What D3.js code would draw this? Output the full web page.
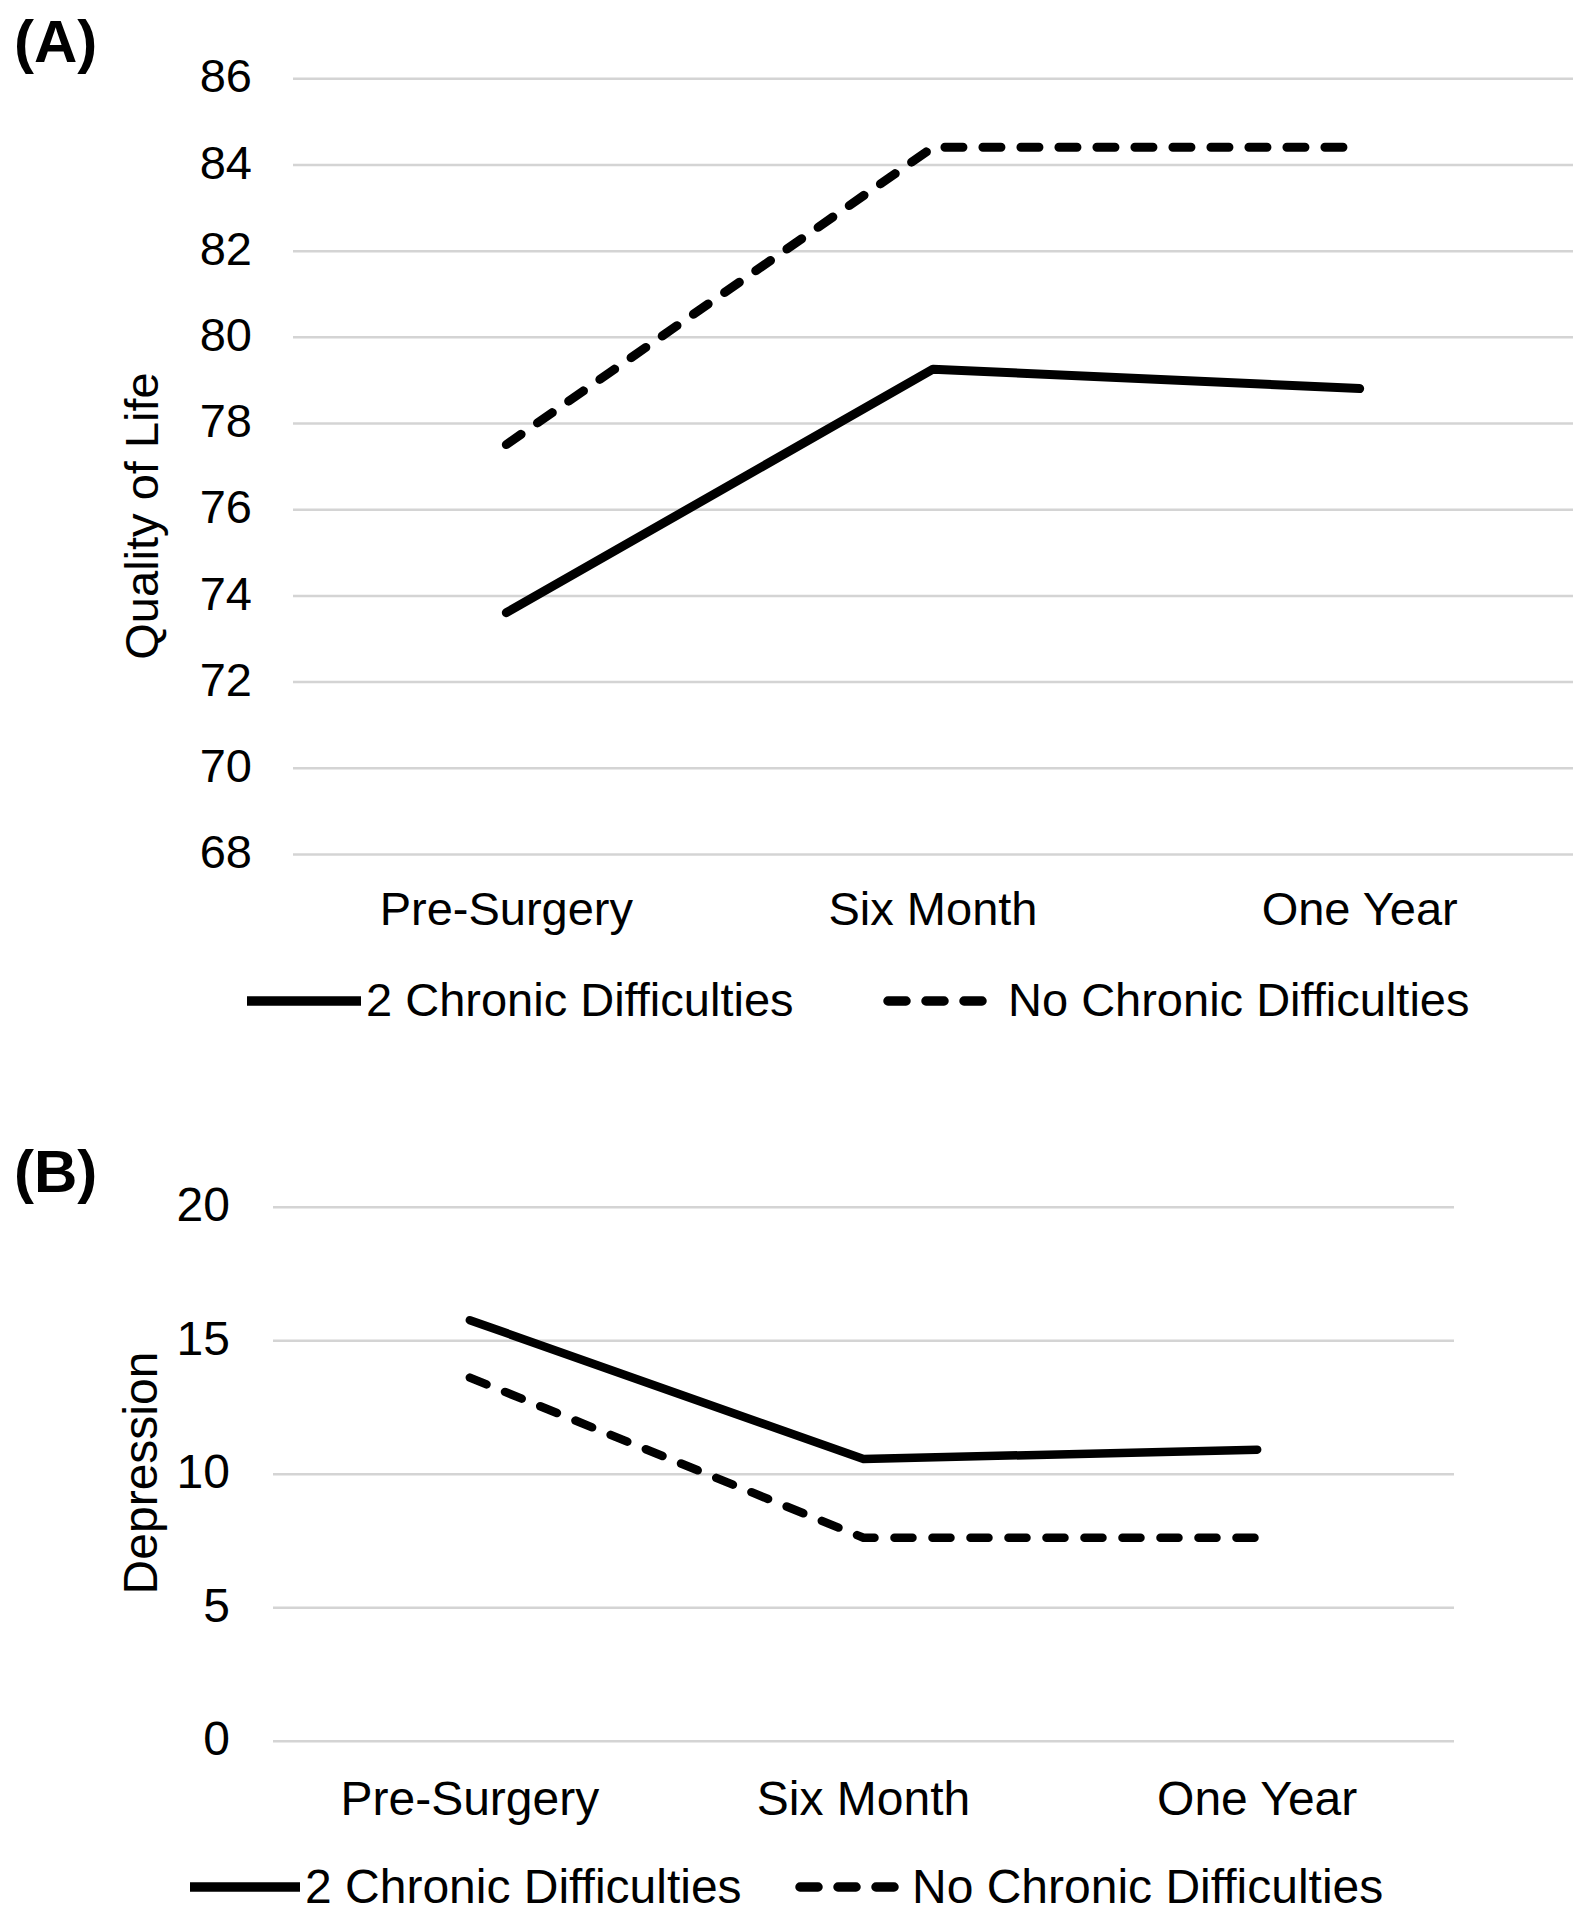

----

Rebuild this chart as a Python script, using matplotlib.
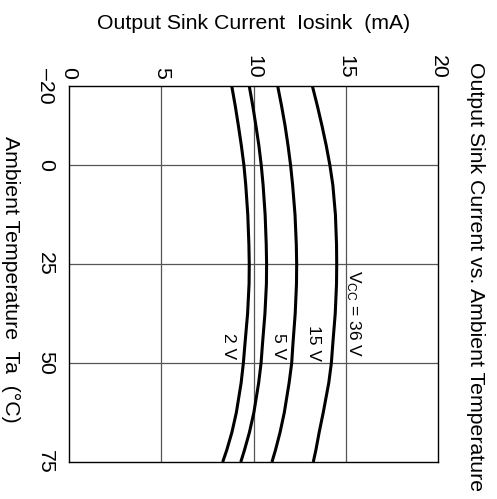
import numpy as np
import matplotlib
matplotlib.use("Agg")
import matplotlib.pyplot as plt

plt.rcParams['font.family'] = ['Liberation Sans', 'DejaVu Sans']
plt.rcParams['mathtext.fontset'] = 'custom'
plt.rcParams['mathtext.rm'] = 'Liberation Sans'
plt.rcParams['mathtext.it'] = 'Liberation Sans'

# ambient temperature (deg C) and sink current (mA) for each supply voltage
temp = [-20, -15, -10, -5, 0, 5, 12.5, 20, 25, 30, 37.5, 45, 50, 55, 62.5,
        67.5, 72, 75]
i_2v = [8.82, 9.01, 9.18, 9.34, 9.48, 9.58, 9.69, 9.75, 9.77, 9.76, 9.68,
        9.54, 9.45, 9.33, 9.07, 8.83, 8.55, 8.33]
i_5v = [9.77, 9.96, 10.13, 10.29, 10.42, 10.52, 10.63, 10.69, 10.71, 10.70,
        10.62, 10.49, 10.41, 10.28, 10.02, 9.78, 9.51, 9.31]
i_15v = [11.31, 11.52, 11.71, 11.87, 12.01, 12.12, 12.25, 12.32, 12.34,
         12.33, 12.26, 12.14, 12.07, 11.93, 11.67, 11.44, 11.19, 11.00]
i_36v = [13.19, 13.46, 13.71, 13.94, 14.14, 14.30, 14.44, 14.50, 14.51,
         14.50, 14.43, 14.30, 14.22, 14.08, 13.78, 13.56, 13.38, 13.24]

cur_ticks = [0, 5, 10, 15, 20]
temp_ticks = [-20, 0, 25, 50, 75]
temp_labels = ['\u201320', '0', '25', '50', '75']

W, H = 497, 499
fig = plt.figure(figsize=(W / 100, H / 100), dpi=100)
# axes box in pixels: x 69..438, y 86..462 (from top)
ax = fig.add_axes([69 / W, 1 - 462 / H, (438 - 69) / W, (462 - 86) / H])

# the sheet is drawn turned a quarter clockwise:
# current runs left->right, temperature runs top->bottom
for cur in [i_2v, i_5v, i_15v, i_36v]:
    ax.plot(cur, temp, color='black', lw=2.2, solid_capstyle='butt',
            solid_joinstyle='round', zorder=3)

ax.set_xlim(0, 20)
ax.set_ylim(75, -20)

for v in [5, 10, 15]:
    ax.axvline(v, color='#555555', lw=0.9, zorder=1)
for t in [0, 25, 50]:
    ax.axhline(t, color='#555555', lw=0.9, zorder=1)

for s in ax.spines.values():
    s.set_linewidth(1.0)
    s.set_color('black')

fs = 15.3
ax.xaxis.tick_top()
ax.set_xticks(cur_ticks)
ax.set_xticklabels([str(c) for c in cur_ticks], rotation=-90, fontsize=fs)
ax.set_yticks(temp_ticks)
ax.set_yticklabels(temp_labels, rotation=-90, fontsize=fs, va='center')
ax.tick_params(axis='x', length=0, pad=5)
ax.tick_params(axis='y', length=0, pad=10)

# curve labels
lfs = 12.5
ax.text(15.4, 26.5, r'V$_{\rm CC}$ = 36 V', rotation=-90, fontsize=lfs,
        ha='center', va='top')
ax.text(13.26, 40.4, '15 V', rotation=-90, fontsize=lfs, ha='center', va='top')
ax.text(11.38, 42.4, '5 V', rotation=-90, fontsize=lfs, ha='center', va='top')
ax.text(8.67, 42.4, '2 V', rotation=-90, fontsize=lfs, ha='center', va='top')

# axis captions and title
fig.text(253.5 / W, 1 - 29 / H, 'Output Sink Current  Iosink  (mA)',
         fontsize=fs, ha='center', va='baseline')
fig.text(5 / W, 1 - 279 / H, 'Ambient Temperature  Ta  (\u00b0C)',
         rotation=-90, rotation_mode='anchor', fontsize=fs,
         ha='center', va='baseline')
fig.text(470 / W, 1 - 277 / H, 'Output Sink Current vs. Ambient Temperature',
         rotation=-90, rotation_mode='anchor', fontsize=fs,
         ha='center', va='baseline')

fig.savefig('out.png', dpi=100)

----

◆ **Task**:
Word for word, repeat the lines above from the one with "Rebuild this chart" through the one with "import matplotlib.pyplot as plt", and nothing beyond them. Omit the pictures.

◆ **Problem solution**:
Rebuild this chart as a Python script, using matplotlib.
import numpy as np
import matplotlib
matplotlib.use("Agg")
import matplotlib.pyplot as plt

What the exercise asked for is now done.